ハンス・ホルバインはドイツ生まれだが、英国の宮廷画家として働き、記念碑的な肖像画を多く製作した。ホワイトホール宮殿内にあったこの絵は、ヘンリー8世が息子エドワードの誕生を祝うために依頼したものと推定される。

絵の中の壮健な王は、自信満々のポーズをとったまま画面の外を凝視している。両足を広げて立ち、右手は手袋を、左手は腰につけた短剣の紐を握っている。金色のカーテンの華やかなインテリアと宝石と毛皮で飾られた衣服は、英王室の裕福さを誇示する。広い肩には厚いパッドを入れて、男性的なイメージをさらに強調した。王冠はかぶっていないが、王の権威と存在感を明確に示している。

ヘンリー8世は英史上、最も残酷で強力な君主だった。王妃を5回も入れ替えた女性遍歴のアイコンでもある。絵のモデルになった時は40代半ばで、実際は肥満に加え健康が悪化して苦しんでいた。だから画家は、王の姿ではなく、王が見せたいイメージを描いたのだ。

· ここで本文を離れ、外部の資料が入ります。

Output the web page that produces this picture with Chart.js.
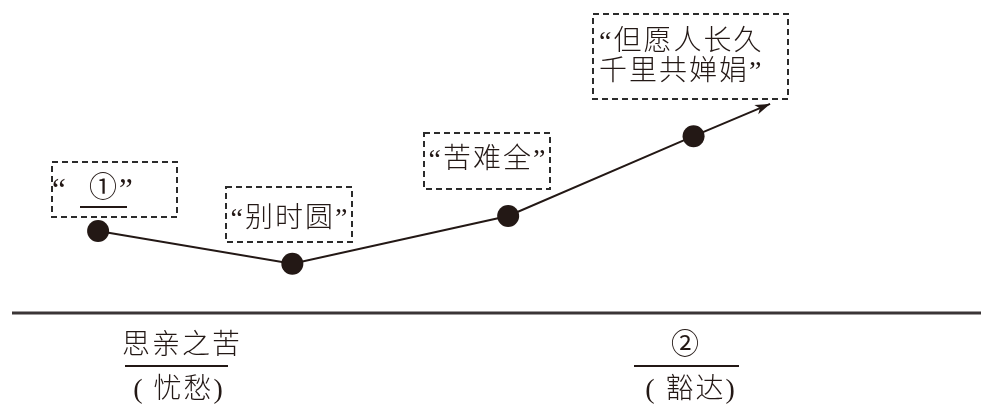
<!DOCTYPE html>
<html>
<head>
<meta charset="utf-8">
<title>情感变化</title>
<script src="https://cdn.jsdelivr.net/npm/chart.js@4.4.0/dist/chart.umd.min.js"></script>
<style>
    html, body { margin: 0; padding: 0; background: #fff; }
    #mood-chart { display: block; }
</style>
</head>
<body>
<canvas id="mood-chart" width="981" height="409"></canvas>
<script>
// Position along the text (0-100) and mood level (0-100) of each stage.
var stageX = [10.0, 29.8, 51.8, 70.7, 78.5];
var moodY = [43.5, 35.5, 47.2, 66.7, 74.6];
// Last entry is only the arrow tip, no dot.
var stageDot = [true, true, true, true, false];
var baselineLevel = 23.5;

var stageLabels = [['“①”'], ['“别时圆”'], ['“苦难全”'], ['“但愿人长久', '千里共婵娟”']];
var toneLabels = ['思亲之苦', '②'];
var toneNotes = ['( 忧愁)', '( 豁达)'];

var INK = '#231815';
var FONT = '"Liberation Serif", "Noto Sans CJK SC", sans-serif';

function font(size, weight) {
    return (weight || 300) + ' ' + size + 'px ' + FONT;
}

/**
 * Dashed boxes, quotes and the bottom captions.
 */
var decorPlugin = {
    id: 'decor',
    afterDatasetsDraw: function(chart) {
        var ctx = chart.ctx;
        var ys = chart.scales.y;
        var pts = chart.getDatasetMeta(0).data;

        ctx.save();

        // arrow head on the last segment
        var a = pts[pts.length - 2], b = pts[pts.length - 1];
        var c = Math.cos(Math.atan2(b.y - a.y, b.x - a.x));
        var s = Math.sin(Math.atan2(b.y - a.y, b.x - a.x));
        ctx.fillStyle = INK;
        ctx.beginPath();
        ctx.moveTo(b.x, b.y);
        ctx.lineTo(b.x - 15 * c + 5 * s, b.y - 15 * s - 5 * c);
        ctx.lineTo(b.x - 11 * c, b.y - 11 * s);
        ctx.lineTo(b.x - 15 * c - 5 * s, b.y - 15 * s + 5 * c);
        ctx.closePath();
        ctx.fill();

        // ground line
        var by = ys.getPixelForValue(baselineLevel);
        ctx.strokeStyle = '#3a3536';
        ctx.lineWidth = 3;
        ctx.beginPath();
        ctx.moveTo(12, by);
        ctx.lineTo(chart.width, by);
        ctx.stroke();

        // dashed label boxes
        var boxes = [
            { x: 52, y: 162, w: 125, h: 55 },
            { x: 226, y: 187, w: 126, h: 55 },
            { x: 424, y: 133, w: 126, h: 56 },
            { x: 593, y: 14, w: 195, h: 85 }
        ];
        ctx.strokeStyle = '#2b2b2b';
        ctx.lineWidth = 2;
        ctx.setLineDash([6, 4]);
        boxes.forEach(function(bx) {
            ctx.strokeRect(bx.x, bx.y, bx.w, bx.h);
        });
        ctx.setLineDash([]);

        ctx.fillStyle = INK;
        ctx.textBaseline = 'middle';
        ctx.letterSpacing = '2px';

        // box 1: blank to fill in
        ctx.font = font(31, 400);
        ctx.textAlign = 'left';
        ctx.fillText('“', 52, 192);
        ctx.fillText('”', 119, 192);
        ctx.textAlign = 'center';
        ctx.font = font(28, 400);
        ctx.fillText(stageLabels[0][0].slice(1, 2), 104, 190);
        ctx.lineWidth = 2;
        ctx.strokeStyle = INK;
        ctx.beginPath();
        ctx.moveTo(80, 207);
        ctx.lineTo(127, 207);
        ctx.stroke();

        ctx.font = font(28);
        ctx.fillText(stageLabels[1][0], 290, 220);
        ctx.fillText(stageLabels[2][0], 488, 161);
        ctx.textAlign = 'left';
        ctx.fillText(stageLabels[3][0], 599, 43);
        ctx.fillText(stageLabels[3][1], 599, 73);

        // captions under the ground line
        ctx.textAlign = 'center';
        ctx.fillText(toneLabels[0], 182, 347);
        ctx.font = font(28, 400);
        ctx.fillText(toneLabels[1], 686, 347);
        ctx.font = font(28);
        ctx.fillText(toneNotes[0], 179, 391);
        ctx.fillText(toneNotes[1], 691, 391);

        ctx.beginPath();
        ctx.moveTo(125, 366); ctx.lineTo(228, 366);
        ctx.moveTo(634, 366); ctx.lineTo(739, 366);
        ctx.stroke();

        ctx.restore();
    }
};

var ctx = document.getElementById('mood-chart');
var myChart = new Chart(ctx, {
    type: 'line',
    data: {
        datasets: [{
            data: stageX.map(function(x, i) { return { x: x, y: moodY[i] }; }),
            borderColor: INK,
            borderWidth: 2,
            backgroundColor: INK,
            pointBackgroundColor: INK,
            pointBorderWidth: 0,
            pointRadius: stageDot.map(function(d) { return d ? 11 : 0; }),
            pointHoverRadius: stageDot.map(function(d) { return d ? 11 : 0; }),
            tension: 0,
            fill: false,
            clip: false
        }]
    },
    options: {
        responsive: false,
        animation: false,
        events: [],
        layout: { padding: 0, autoPadding: false },
        plugins: {
            legend: { display: false },
            tooltip: { enabled: false }
        },
        scales: {
            x: { type: 'linear', min: 0, max: 100, display: false },
            y: { type: 'linear', min: 0, max: 100, display: false }
        }
    },
    plugins: [decorPlugin]
});
</script>
</body>
</html>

ヘンリー8世はこの絵に満足したのか、他の画家にまねるよう命じた。多様なバージョンを描かせ、欧州全域に広めた。貴族たちは他の画家たちに複製画を注文し、王に対する忠誠心を証明した。1698年の火災で原本が焼失しても、この肖像画がヘンリー8世の強力なイメージを代弁する象徴になったのも、他ならぬ多くの複製画のおかげだ。イメージを作ることに劣らず、伝えることも重要だということを16世紀の王はすでに知っていたのだ。